Impostoras
RReconozco que las historias de impostores en ocasiones me despiertan simpatía: la de Leonardo DiCaprio en la película Átrapame si puedes, la del Pequeño Nicolás poniendo de los nervios a personajes importantes, la de aquella actriz que, con unos toques de Photoshop, pretendió convencernos de que había sido invitada a la gala de los Oscar... Algunos de estos individuos incluso tienen cierta gracia en sus ambiciones, como los que pretenden hacerse pasar por descendientes de alguien rico o ilustre, por ejemplo, e inventan historias rocambolescas para, así, trincar un pellizquito de una fortuna ajena. Otros, en cambio, no son más que indeseables sin escrúpulos, como la secretaria de Barcelona que fingió ser una de las afectadas en el ataque contra las Torres Gemelas y la salvadora de 18 personas. Caraduras, oportunistas, sinvergüenzas, forjadores de falsas identidades y embaucadores en mayor o menor grado. Me provoca curiosidad qué pasa por sus cabezas y hasta dónde están dispuestos a llegar por mantener a flote sus mentiras. Últimamente, sin embargo, escucho con frecuencia la palabra impostor asociada a síndrome, lo cual implica algo muy distinto: un patrón psicológico según el cual una persona duda de sus logros profesionales, considera que quizá no esté del todo cualificada para haberlos alcanzado y siente un constante miedo a que los demás la perciban como un fraude. Quien lo sufre, a pesar de demostrar de manera incuestionable su competencia y de haberse ganado a pulso el cien por cien de lo que ha conseguido, mantiene en su interior la convicción de que sus éxitos son producto no sólo de sus propios méritos, sino también de las coyunturas o de la suerte. De esta manera, los afectados por el síndrome del impostor se subestiman, no disfrutan verdaderamente de sus conquistas y viven en un pulso permanente con ellos mismos. ¿Cuál es el origen? Una excesiva autoexigencia y un miedo a no cumplir las expectativas, lo cual desata vulnerabilidad y sentimiento de culpa. ¿El resultado? Un virus que ataca el talento y a la confianza y que, a la vez, merma oportunidades, porque impone absurdos frenos a la hora de emprender proyectos, ampliar miras y plantear aspiraciones merecidas, como pedir una subida salarial o un ascenso.
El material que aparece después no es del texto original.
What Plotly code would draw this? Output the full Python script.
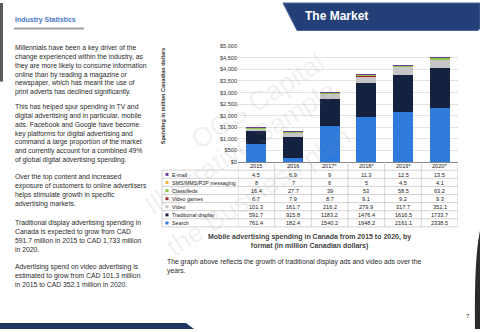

Y, adivina, adivinanza, ¿quién lo experimenta más a menudo? Respuesta correcta: nosotras. Parece constatado que las mujeres tenemos una clara tendencia a creer que en nuestros triunfos influyen elementos que no guardan relación con nosotras, como la casualidad o la buena fortuna, y ello nos lleva a exprimirnos para demostrar que de verdad merecemos estar en el lugar en el que nos encontramos. Algunos estudios indican, de hecho, que dos de cada cinco mujeres batallan a diario en su entorno laboral con este problema. Una muestra: cuando aspiramos a algo nuevo, nos exigimos un 95 por ciento de las capacidades que nos requieren, mientras los hombres se lanzan a la aventura con sólo un 60.
En los últimos tiempos, afortunadamente, algunas personalidades con capacidad de influencia se han atrevido a dar un paso adelante y a confesar públicamente cómo se sienten al respecto: actrices como Michelle Pfeiffer, Kate Winslet o Emma Watson, escritoras prestigiosas como Maya Angelou, poderosas ejecutivas con sueldos millonarios o jueces de la Corte Suprema de Estados Unidos. Incluso la propia Michelle Obama, carismática abogada y dos veces intachable primera dama del país más poderoso del mundo, ha admitido abiertamente su realidad. «Os aseguro que nadie es tan brillante como aparenta», declaró ante una audiencia atónita.
El antídoto para este síndrome no es el narcisismo, el egocentrismo, la prepotencia o el complejo de superioridad, ni mucho menos. Se trata, simplemente, de mantener bien engrasadas la seguridad y la autoestima. De desactivar pensamientos tóxicos, aceptar halagos y cumplidos cuando de verdad legitimen nuestros esfuerzos. De pisar fuerte y repetirse de tanto en tanto el eslogan de aquel célebre anuncio de champú: «Porque yo lo valgo».